BEGIN MATERIAL

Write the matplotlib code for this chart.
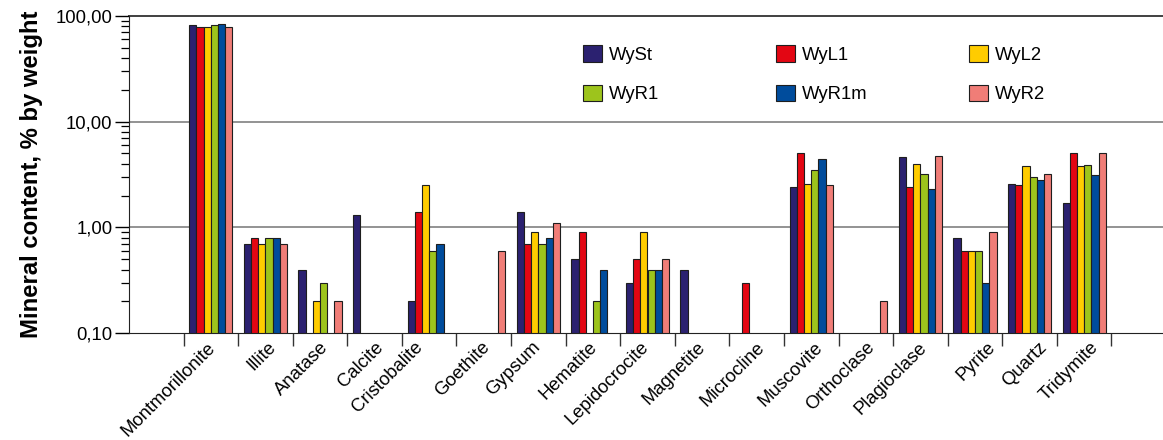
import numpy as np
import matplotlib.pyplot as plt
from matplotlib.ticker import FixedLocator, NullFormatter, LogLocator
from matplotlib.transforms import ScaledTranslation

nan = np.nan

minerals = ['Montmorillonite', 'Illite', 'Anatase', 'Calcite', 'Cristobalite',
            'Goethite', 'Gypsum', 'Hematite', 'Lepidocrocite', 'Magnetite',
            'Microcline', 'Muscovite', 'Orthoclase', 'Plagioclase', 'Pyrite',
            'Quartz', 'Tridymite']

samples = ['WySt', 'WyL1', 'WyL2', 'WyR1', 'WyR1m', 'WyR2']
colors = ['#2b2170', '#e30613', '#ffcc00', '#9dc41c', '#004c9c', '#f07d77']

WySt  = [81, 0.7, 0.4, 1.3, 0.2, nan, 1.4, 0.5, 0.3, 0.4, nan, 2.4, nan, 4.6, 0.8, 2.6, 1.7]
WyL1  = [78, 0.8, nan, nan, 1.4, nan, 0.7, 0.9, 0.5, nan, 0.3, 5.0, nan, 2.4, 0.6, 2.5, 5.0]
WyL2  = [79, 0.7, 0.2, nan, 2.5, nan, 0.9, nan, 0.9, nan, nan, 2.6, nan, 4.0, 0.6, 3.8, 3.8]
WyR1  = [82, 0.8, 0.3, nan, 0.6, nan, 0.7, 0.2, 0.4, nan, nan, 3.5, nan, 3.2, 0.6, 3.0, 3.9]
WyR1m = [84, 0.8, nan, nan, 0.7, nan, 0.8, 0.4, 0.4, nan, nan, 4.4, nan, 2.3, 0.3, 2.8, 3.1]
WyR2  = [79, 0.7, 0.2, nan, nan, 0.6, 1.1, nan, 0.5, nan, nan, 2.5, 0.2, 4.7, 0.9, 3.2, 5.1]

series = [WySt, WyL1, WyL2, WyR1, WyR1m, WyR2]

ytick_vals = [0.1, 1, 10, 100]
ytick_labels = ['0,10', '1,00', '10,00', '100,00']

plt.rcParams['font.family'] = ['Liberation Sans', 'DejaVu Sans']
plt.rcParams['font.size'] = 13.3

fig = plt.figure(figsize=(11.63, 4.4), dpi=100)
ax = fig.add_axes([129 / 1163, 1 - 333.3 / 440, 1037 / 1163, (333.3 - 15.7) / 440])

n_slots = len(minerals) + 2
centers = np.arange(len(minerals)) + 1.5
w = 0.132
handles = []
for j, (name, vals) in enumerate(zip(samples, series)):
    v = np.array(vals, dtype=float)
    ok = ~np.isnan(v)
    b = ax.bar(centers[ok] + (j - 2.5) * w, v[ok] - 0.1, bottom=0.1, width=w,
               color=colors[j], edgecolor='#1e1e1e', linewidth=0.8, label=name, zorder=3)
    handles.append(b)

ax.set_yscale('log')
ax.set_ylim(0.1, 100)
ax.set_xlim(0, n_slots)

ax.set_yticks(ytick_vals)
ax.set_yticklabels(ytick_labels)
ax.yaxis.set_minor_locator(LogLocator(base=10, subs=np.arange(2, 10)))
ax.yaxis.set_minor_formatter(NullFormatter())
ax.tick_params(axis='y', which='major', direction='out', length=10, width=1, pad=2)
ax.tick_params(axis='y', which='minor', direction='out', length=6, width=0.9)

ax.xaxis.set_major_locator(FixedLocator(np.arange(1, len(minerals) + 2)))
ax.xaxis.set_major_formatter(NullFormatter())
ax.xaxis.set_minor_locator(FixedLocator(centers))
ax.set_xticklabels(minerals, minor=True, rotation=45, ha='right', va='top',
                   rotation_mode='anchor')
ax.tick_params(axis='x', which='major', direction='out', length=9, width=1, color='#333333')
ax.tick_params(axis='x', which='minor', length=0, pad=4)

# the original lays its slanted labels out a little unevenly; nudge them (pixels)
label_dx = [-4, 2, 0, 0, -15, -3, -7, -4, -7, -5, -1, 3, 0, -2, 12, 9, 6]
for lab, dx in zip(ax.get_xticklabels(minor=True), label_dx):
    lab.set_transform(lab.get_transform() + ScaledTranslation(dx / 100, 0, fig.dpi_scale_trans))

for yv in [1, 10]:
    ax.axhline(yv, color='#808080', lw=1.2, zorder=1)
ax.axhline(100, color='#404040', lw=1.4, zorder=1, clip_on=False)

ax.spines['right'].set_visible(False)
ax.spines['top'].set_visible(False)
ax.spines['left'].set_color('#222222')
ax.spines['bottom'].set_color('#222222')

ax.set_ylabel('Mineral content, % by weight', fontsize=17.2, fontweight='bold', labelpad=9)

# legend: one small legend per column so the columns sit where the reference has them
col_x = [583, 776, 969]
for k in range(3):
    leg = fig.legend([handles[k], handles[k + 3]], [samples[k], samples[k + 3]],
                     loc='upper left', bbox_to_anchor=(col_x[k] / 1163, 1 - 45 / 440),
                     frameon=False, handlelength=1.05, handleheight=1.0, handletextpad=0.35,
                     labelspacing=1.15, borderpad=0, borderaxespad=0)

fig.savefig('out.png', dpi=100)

END MATERIAL

Please reproduce the listing exactly from its opening line through the line that contains "plt.rcParams['font.size'] = 13.3", both included, with all pictures omitted.

# [RESPONSE TO THIS TASK]
Write the matplotlib code for this chart.
import numpy as np
import matplotlib.pyplot as plt
from matplotlib.ticker import FixedLocator, NullFormatter, LogLocator
from matplotlib.transforms import ScaledTranslation

nan = np.nan

minerals = ['Montmorillonite', 'Illite', 'Anatase', 'Calcite', 'Cristobalite',
            'Goethite', 'Gypsum', 'Hematite', 'Lepidocrocite', 'Magnetite',
            'Microcline', 'Muscovite', 'Orthoclase', 'Plagioclase', 'Pyrite',
            'Quartz', 'Tridymite']

samples = ['WySt', 'WyL1', 'WyL2', 'WyR1', 'WyR1m', 'WyR2']
colors = ['#2b2170', '#e30613', '#ffcc00', '#9dc41c', '#004c9c', '#f07d77']

WySt  = [81, 0.7, 0.4, 1.3, 0.2, nan, 1.4, 0.5, 0.3, 0.4, nan, 2.4, nan, 4.6, 0.8, 2.6, 1.7]
WyL1  = [78, 0.8, nan, nan, 1.4, nan, 0.7, 0.9, 0.5, nan, 0.3, 5.0, nan, 2.4, 0.6, 2.5, 5.0]
WyL2  = [79, 0.7, 0.2, nan, 2.5, nan, 0.9, nan, 0.9, nan, nan, 2.6, nan, 4.0, 0.6, 3.8, 3.8]
WyR1  = [82, 0.8, 0.3, nan, 0.6, nan, 0.7, 0.2, 0.4, nan, nan, 3.5, nan, 3.2, 0.6, 3.0, 3.9]
WyR1m = [84, 0.8, nan, nan, 0.7, nan, 0.8, 0.4, 0.4, nan, nan, 4.4, nan, 2.3, 0.3, 2.8, 3.1]
WyR2  = [79, 0.7, 0.2, nan, nan, 0.6, 1.1, nan, 0.5, nan, nan, 2.5, 0.2, 4.7, 0.9, 3.2, 5.1]

series = [WySt, WyL1, WyL2, WyR1, WyR1m, WyR2]

ytick_vals = [0.1, 1, 10, 100]
ytick_labels = ['0,10', '1,00', '10,00', '100,00']

plt.rcParams['font.family'] = ['Liberation Sans', 'DejaVu Sans']
plt.rcParams['font.size'] = 13.3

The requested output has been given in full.